* _Task description_:
Take the lines from the beginning of the material through the line containing "(0,0) rectangle (1234,636);" and retype them exactly, leaving the pictures out.

* _Dataset excerpt_:
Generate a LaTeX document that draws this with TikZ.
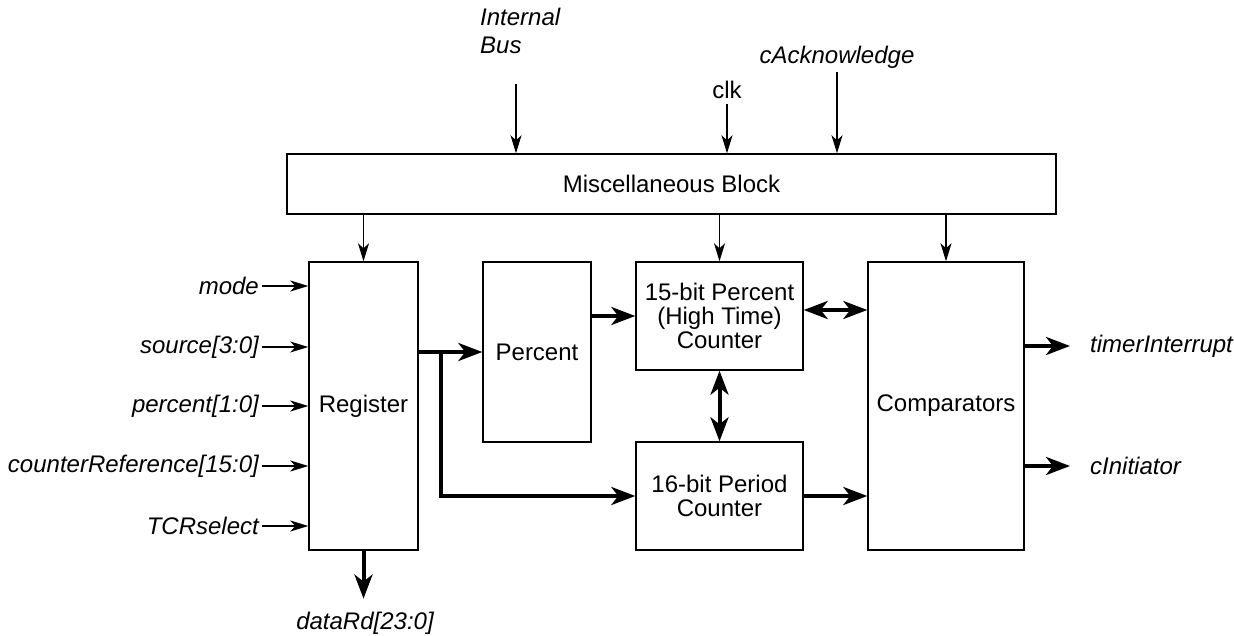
\documentclass[tikz,border=0pt]{standalone}
\usepackage{fontspec}
\setmainfont{Liberation Sans}
\usepackage{xcolor}
\usetikzlibrary{arrows.meta}
\usetikzlibrary{calc,positioning}

\tikzset{
    txt/.style={font=\fontsize{24pt}{24pt}\selectfont, inner sep=3pt},
    sig/.style={txt, font=\fontsize{24pt}{28pt}\selectfont\itshape},
    blk/.style={txt, draw, line width=1.4pt, inner sep=0pt, align=center},
    wire/.style={line width=1.3pt, -{Stealth[length=18pt,width=11pt,inset=5pt]}},
    bus/.style={line width=4pt, -{Stealth[length=24pt,width=18pt,inset=7pt]}},
    dbus/.style={line width=4pt, {Stealth[length=24pt,width=18pt,inset=7pt]}-{Stealth[length=24pt,width=18pt,inset=7pt]}}
}

\begin{document}
\begin{tikzpicture}[x=1pt,y=-1pt]

    \useasboundingbox (0,0) rectangle (1234,636);

    % Blocks
    \node[blk, minimum width=769, minimum height=60] (misc) at (671.5,184) {Miscellaneous Block};
    \node[blk, minimum width=109, minimum height=288] (reg) at (363.5,406) {Register};
    \node[blk, minimum width=108, minimum height=180] (pct) at (537,352) {Percent};
    \node[blk, minimum width=167, minimum height=108] (hi) at (719.5,316) {15-bit Percent\\(High Time)\\Counter};
    \node[blk, minimum width=167, minimum height=108] (per) at (719.5,496) {16-bit Period\\Counter};
    \node[blk, minimum width=156, minimum height=288] (cmp) at (946,406) {Comparators};

    % Top inputs
    \node[sig, anchor=west, align=left] (bus) at (477,31) {Internal\\Bus};
    \coordinate (busIn) at (516,84);
    \draw[wire] (busIn) -- (busIn |- misc.north);
    \node[txt, inner sep=5pt] (clk) at (727,90) {clk};
    \draw[wire] (clk.south) -- (clk.south |- misc.north);
    \node[sig, inner sep=4pt] (ack) at (837,57) {cAcknowledge};
    \draw[wire] (ack.south) -- (ack.south |- misc.north);

    % Misc to blocks
    \foreach \b in {reg,hi,cmp} {
        \draw[wire] (misc.south -| \b) -- (\b.north);
    }

    % Register inputs
    \foreach \lbl/\y/\nm in {mode/286/mode, {source[3:0]}/347/src, {percent[1:0]}/406/pin,
                             {counterReference[15:0]}/466/cref, TCRselect/526/tcr} {
        \node[sig, anchor=east] (\nm) at (262,\y) {\lbl};
        \draw[wire] (\nm.east) -- (\nm.east -| reg.west);
    }

    % Register out
    \node[sig] (drd) at (365,623) {dataRd[23:0]};
    \draw[bus] (reg.south) -- ([yshift=10pt]drd.north -| reg.south);
    \draw[bus] (pct.west -| reg.east) -- (pct.west);
    \coordinate (br) at (441,352);
    \draw[bus] (br) |- (per.west);

    % Counters
    \draw[bus] (pct.east |- hi) -- (hi.west);
    \draw[dbus] ([yshift=6pt]hi.east) -- ([yshift=6pt]hi.east -| cmp.west);
    \draw[dbus] (hi.south) -- (per.north);
    \draw[bus] (per.east) -- (per.east -| cmp.west);

    % Outputs
    \node[sig, anchor=west] (tint) at (1087,346) {timerInterrupt};
    \node[sig, anchor=west] (cini) at (1087,466) {cInitiator};
    \draw[bus] (tint.west -| cmp.east) -- ([xshift=-17pt]tint.west);
    \draw[bus] (cini.west -| cmp.east) -- ([xshift=-17pt]cini.west);

\end{tikzpicture}
\end{document}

* _Task result_:
Generate a LaTeX document that draws this with TikZ.
\documentclass[tikz,border=0pt]{standalone}
\usepackage{fontspec}
\setmainfont{Liberation Sans}
\usepackage{xcolor}
\usetikzlibrary{arrows.meta}
\usetikzlibrary{calc,positioning}

\tikzset{
    txt/.style={font=\fontsize{24pt}{24pt}\selectfont, inner sep=3pt},
    sig/.style={txt, font=\fontsize{24pt}{28pt}\selectfont\itshape},
    blk/.style={txt, draw, line width=1.4pt, inner sep=0pt, align=center},
    wire/.style={line width=1.3pt, -{Stealth[length=18pt,width=11pt,inset=5pt]}},
    bus/.style={line width=4pt, -{Stealth[length=24pt,width=18pt,inset=7pt]}},
    dbus/.style={line width=4pt, {Stealth[length=24pt,width=18pt,inset=7pt]}-{Stealth[length=24pt,width=18pt,inset=7pt]}}
}

\begin{document}
\begin{tikzpicture}[x=1pt,y=-1pt]

    \useasboundingbox (0,0) rectangle (1234,636);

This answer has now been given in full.